The social media frenzy found its way into the Hyatt Regency Chicago this Tuesday, with over 200 Twitterers chatting away in real space. The event marked the second stop on the Mashable-sponsored, six-city #Hyatt4Good Tweetup Tour. Created as a series of informal meet and greets, the Tour is attracting more and more “followers” as it leaps from New York to Chicago, and now on to Denver, L.A., D.C., and Boston.
NYC, Chicago, Denver, San Diego, D.C., Boston.
Contrary to initial suspicions, comments are carrying on in excess of 140 characters. In Chicago, the social media community was well represented by a consortium of tech and media mavericks, designers, entrepreneurs, PR and marketing professionals, and others invested in ideas surrounding social media. Attendees gathered in groups of twos and threes, their excitable banter fittingly matching the exuberance so often found on social networks like Twitter and Facebook. Conversations ranged from social media news to business development, to the latest in smartphone applications. What remained consistent, however, was the level of deep interaction so common among Twitterers. After all, it is just this type of open participation that continuously injects the “social” into social media. Several guests showed up with no prior knowledge of the tour, encouraged by friends unable to attend—yet eager to invite others to get out and mingle.
"Tweeting" in real space—Chicago, 8/4/09.
The event also celebrated the launch of Sevans Strategy, a Chicago-based PR and new media consultancy. Sarah Evans, the company’s president, presented a short video highlighting the profound changes occurring in the world of social media. To conclude the evening, some raffle prizes were announced, followed by Mashable COO, Adam Hirsch, inviting everyone to toast their nearest neighbor—a social media gesture of open exchange if there ever was one.
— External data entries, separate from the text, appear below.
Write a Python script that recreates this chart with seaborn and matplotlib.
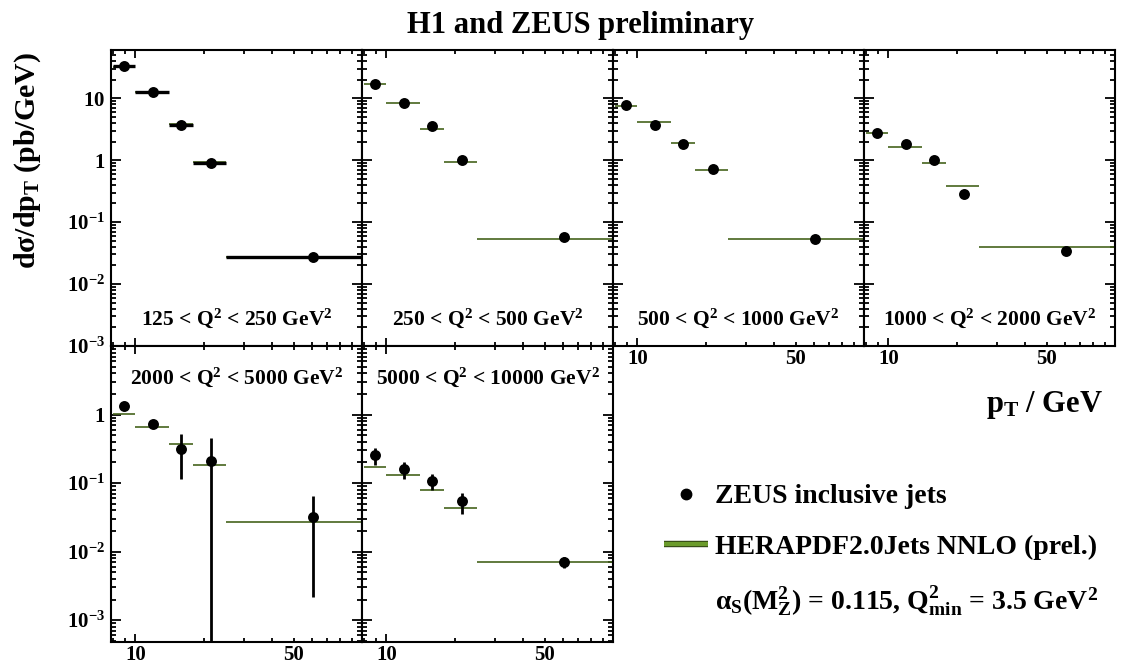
import numpy as np
import pandas as pd
import matplotlib
matplotlib.use("Agg")
import matplotlib.pyplot as plt
import matplotlib.patheffects as pe
import seaborn as sns
from matplotlib.ticker import FixedLocator, FixedFormatter, FuncFormatter, NullFormatter
from matplotlib.lines import Line2D

# ---------------- data ----------------
bin_edges = [8, 10, 14, 18, 25, 100]
pt_centers = [8.9, 12.0, 15.9, 21.5, 61.0]

q2_labels = [
    "125 < Q$^{2}$ < 250 GeV$^{2}$",
    "250 < Q$^{2}$ < 500 GeV$^{2}$",
    "500 < Q$^{2}$ < 1000 GeV$^{2}$",
    "1000 < Q$^{2}$ < 2000 GeV$^{2}$",
    "2000 < Q$^{2}$ < 5000 GeV$^{2}$",
    "5000 < Q$^{2}$ < 10000 GeV$^{2}$",
]

xsec_125_250 = [32.5, 12.8, 3.75, 0.9, 0.0276]
theo_125_250 = [32.0, 12.8, 3.8, 0.92, 0.0274]
xsec_250_500 = [16.8, 8.5, 3.57, 1.0, 0.058]
theo_250_500 = [16.8, 8.5, 3.16, 0.95, 0.0527]
xsec_500_1000 = [7.8, 3.7, 1.83, 0.71, 0.0533]
theo_500_1000 = [7.5, 4.19, 1.87, 0.695, 0.0533]
xsec_1000_2000 = [2.78, 1.83, 1.0, 0.284, 0.0345]
theo_1000_2000 = [2.75, 1.65, 0.89, 0.387, 0.040]
xsec_2000_5000 = [1.32, 0.73, 0.315, 0.207, 0.0325]
theo_2000_5000 = [1.03, 0.653, 0.372, 0.181, 0.0266]
low_2000_5000 = [1.32, 0.73, 0.115, 1e-5, 0.0022]
high_2000_5000 = [1.32, 0.73, 0.52, 0.456, 0.0638]
xsec_5000_10000 = [0.26, 0.162, 0.109, 0.055, 0.00714]
theo_5000_10000 = [0.17, 0.129, 0.078, 0.043, 0.00714]
low_5000_10000 = [0.185, 0.115, 0.080, 0.0356, 0.0057]
high_5000_10000 = [0.325, 0.20, 0.137, 0.071, 0.00826]

xsec_sets = [xsec_125_250, xsec_250_500, xsec_500_1000, xsec_1000_2000,
             xsec_2000_5000, xsec_5000_10000]
theo_sets = [theo_125_250, theo_250_500, theo_500_1000, theo_1000_2000,
             theo_2000_5000, theo_5000_10000]
low_sets = [None, None, None, None, low_2000_5000, low_5000_10000]
high_sets = [None, None, None, None, high_2000_5000, high_5000_10000]

legend_labels = ["ZEUS inclusive jets", "HERAPDF2.0Jets NNLO (prel.)",
                 "α$_{\\mathrm{S}}$(M$_{\\mathrm{Z}}^{2}$) = 0.115, Q$^{2}_{\\mathrm{min}}$ = 3.5 GeV$^{2}$"]

# ---------------- style ----------------
sns.set_theme(style="ticks")
plt.rcParams.update({
    "font.family": ["Liberation Serif", "DejaVu Serif"],
    "font.weight": "bold",
    "mathtext.fontset": "custom",
    "mathtext.rm": "Liberation Serif:bold",
    "mathtext.it": "Liberation Serif:italic:bold",
    "mathtext.bf": "Liberation Serif:bold",
    "mathtext.default": "rm",
    "axes.linewidth": 1.5,
    "axes.edgecolor": "black",
    "text.color": "black",
    "axes.labelcolor": "black",
    "xtick.color": "black",
    "ytick.color": "black",
    "xtick.labelcolor": "black",
    "ytick.labelcolor": "black",
})

GREEN_LINE = "#46631c"
GREEN_FILL = "#6b9b2b"

W, H = 1123, 667
fig = plt.figure(figsize=(W / 100, H / 100), dpi=100)
fig.patch.set_facecolor("white")

col_x = [111, 362, 613, 864]
row_top = [50, 346]
pw, ph = 251, 296
row_ylim = [(1e-3, 60), (4.8e-4, 10)]
positions = [(0, 0), (0, 1), (0, 2), (0, 3), (1, 0), (1, 1)]

edges = np.array(bin_edges, dtype=float)
pts = np.array(pt_centers, dtype=float)


def ylabel_fmt(v, pos):
    e = int(round(np.log10(v)))
    if e == 0:
        return r"$1^{\quad}$"
    if e == 1:
        return r"$10^{\quad}$"
    return r"$10^{%d}$" % e


def xminor_fmt(v, pos):
    return "50" if abs(v - 50) < 1e-6 else ""


for i, (r, c) in enumerate(positions):
    ax = fig.add_axes([col_x[c] / W, 1 - (row_top[r] + ph) / H, pw / W, ph / H])
    ax.set_facecolor("white")
    ax.grid(False)

    xs = np.array(xsec_sets[i])
    th = np.array(theo_sets[i])

    ax.hlines(th, edges[:-1], edges[1:], color=GREEN_LINE, lw=1.2, zorder=2)
    if i == 0:
        ax.errorbar(pts, xs, xerr=[pts - edges[:-1], edges[1:] - pts], fmt="none",
                    ecolor="black", elinewidth=2.4, capsize=0, zorder=3)
    if low_sets[i] is not None:
        lo = np.array(low_sets[i])
        hi = np.array(high_sets[i])
        ax.errorbar(pts, xs, yerr=[xs - lo, hi - xs], fmt="none",
                    ecolor="black", elinewidth=2.0, capsize=0, zorder=3)
    df = pd.DataFrame({"pt": pts, "xsec": xs})
    sns.scatterplot(data=df, x="pt", y="xsec", ax=ax, color="black", s=62,
                    edgecolor="black", linewidth=0, zorder=5, legend=False)

    ax.set_xscale("log")
    ax.set_yscale("log")
    ax.set_xlim(7.8, 100)
    ax.set_ylim(*row_ylim[r])
    ax.set_xlabel("")
    ax.set_ylabel("")

    # x ticks
    ax.xaxis.set_major_locator(FixedLocator([10, 100]))
    ax.xaxis.set_minor_locator(FixedLocator([8, 9, 20, 30, 40, 50, 60, 70, 80, 90]))
    show_x = (r == 1) or (c >= 2)
    if show_x:
        ax.xaxis.set_major_formatter(FixedFormatter(["10", ""]))
        ax.xaxis.set_minor_formatter(FuncFormatter(xminor_fmt))
    else:
        ax.xaxis.set_major_formatter(NullFormatter())
        ax.xaxis.set_minor_formatter(NullFormatter())

    # y ticks
    ylocs = [1e-3, 1e-2, 1e-1, 1, 10]
    ax.yaxis.set_major_locator(FixedLocator(ylocs))
    minors = [m * 10.0 ** e for e in range(-4, 2) for m in range(2, 10)]
    ax.yaxis.set_minor_locator(FixedLocator(minors))
    ax.yaxis.set_minor_formatter(NullFormatter())
    if c == 0:
        if r == 0:
            ax.yaxis.set_major_formatter(FuncFormatter(ylabel_fmt))
        else:
            ax.yaxis.set_major_formatter(
                FuncFormatter(lambda v, p: "" if v > 5 else ylabel_fmt(v, p)))
    else:
        ax.yaxis.set_major_formatter(NullFormatter())

    ax.tick_params(axis="both", which="both", direction="in", top=True, right=True,
                   colors="black", labelcolor="black", width=1.3, labelsize=15)
    ax.tick_params(axis="y", which="major", length=7, pad=4)
    ax.tick_params(axis="y", which="minor", length=3.5)
    ax.tick_params(axis="x", which="major", length=6, pad=2.5)
    ax.tick_params(axis="x", which="minor", length=3, pad=2.5)
    for lab in ax.get_xticklabels(which="both") + ax.get_yticklabels():
        lab.set_fontweight("bold")
    for s in ax.spines.values():
        s.set_visible(True)
        s.set_linewidth(1.5)
        s.set_color("black")

    ty = 0.095 if r == 0 else 0.895
    ax.text(0.5, ty, q2_labels[i], transform=ax.transAxes, ha="center", va="center",
            fontsize=15.5, fontweight="bold")

# titles and axis labels
fig.text(0.517, 1 - 33 / H, "H1 and ZEUS preliminary", ha="center", va="baseline",
         fontsize=22, fontweight="bold")
fig.text(28 / W, 1 - 52 / H, "dσ/dp$_{\\mathrm{T}}$ (pb/GeV)", rotation=90,
         ha="center", va="top", fontsize=21.5, fontweight="bold")
fig.text(1103 / W, 1 - 412 / H, "p$_{\\mathrm{T}}$ / GeV", ha="right", va="baseline",
         fontsize=22, fontweight="bold")

handles = [
    Line2D([], [], marker="o", ls="none", color="black", markersize=7.5),
    Line2D([], [], color=GREEN_FILL, lw=3.2, solid_capstyle="butt",
           path_effects=[pe.Stroke(linewidth=4.6, foreground="#2a3a10", capstyle="butt"),
                         pe.Normal()]),
    Line2D([], [], ls="none"),
]
leg = fig.legend(handles=handles, labels=legend_labels, loc="upper left",
                 bbox_to_anchor=(664 / W, 1 - 484 / H), frameon=False,
                 prop={"size": 20, "weight": "bold"},
                 handlelength=1.6, handletextpad=0.25,
                 labelspacing=0.9, borderpad=0, borderaxespad=0)
for t in leg.get_texts():
    t.set_color("black")

fig.savefig("out.png", dpi=100, facecolor="white")
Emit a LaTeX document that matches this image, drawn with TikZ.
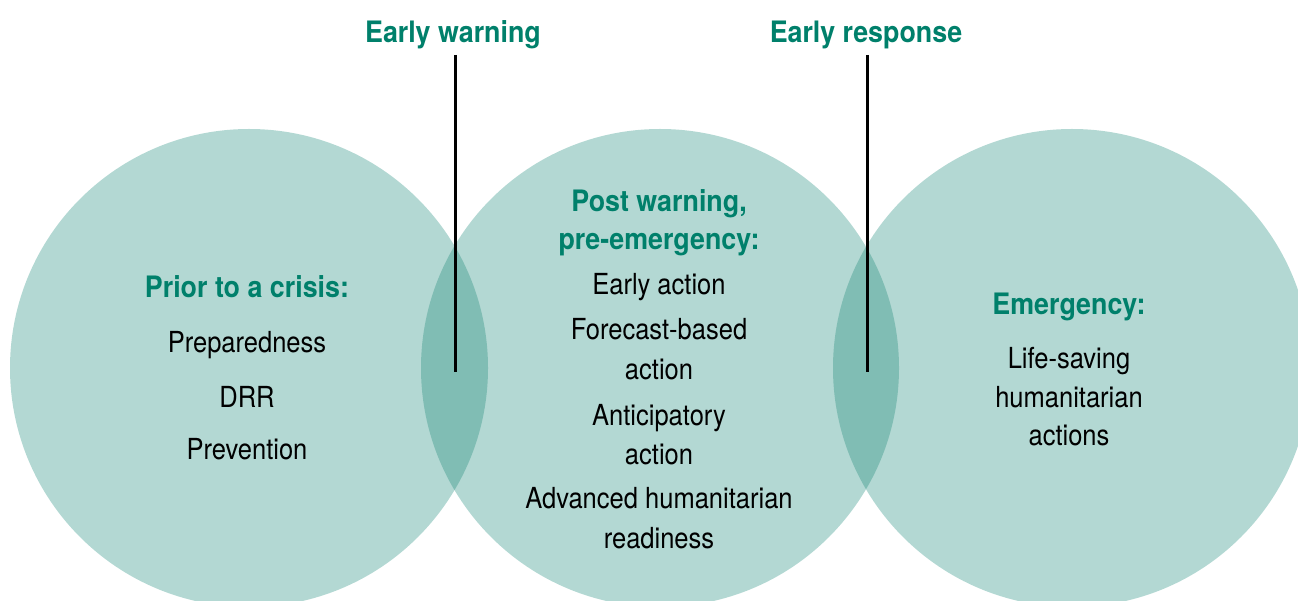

It’s fair to say the social media movement has entered its adolescence, with events like the Twitterup Tour attracting hundreds into small ballrooms across the country. Next year, it may be thousands. Yet unlike adolescent periods marked by an awkward and self-imposed identity crisis, the social media movement today holds its head high, confident in its own self-awareness, more “social” now than ever before.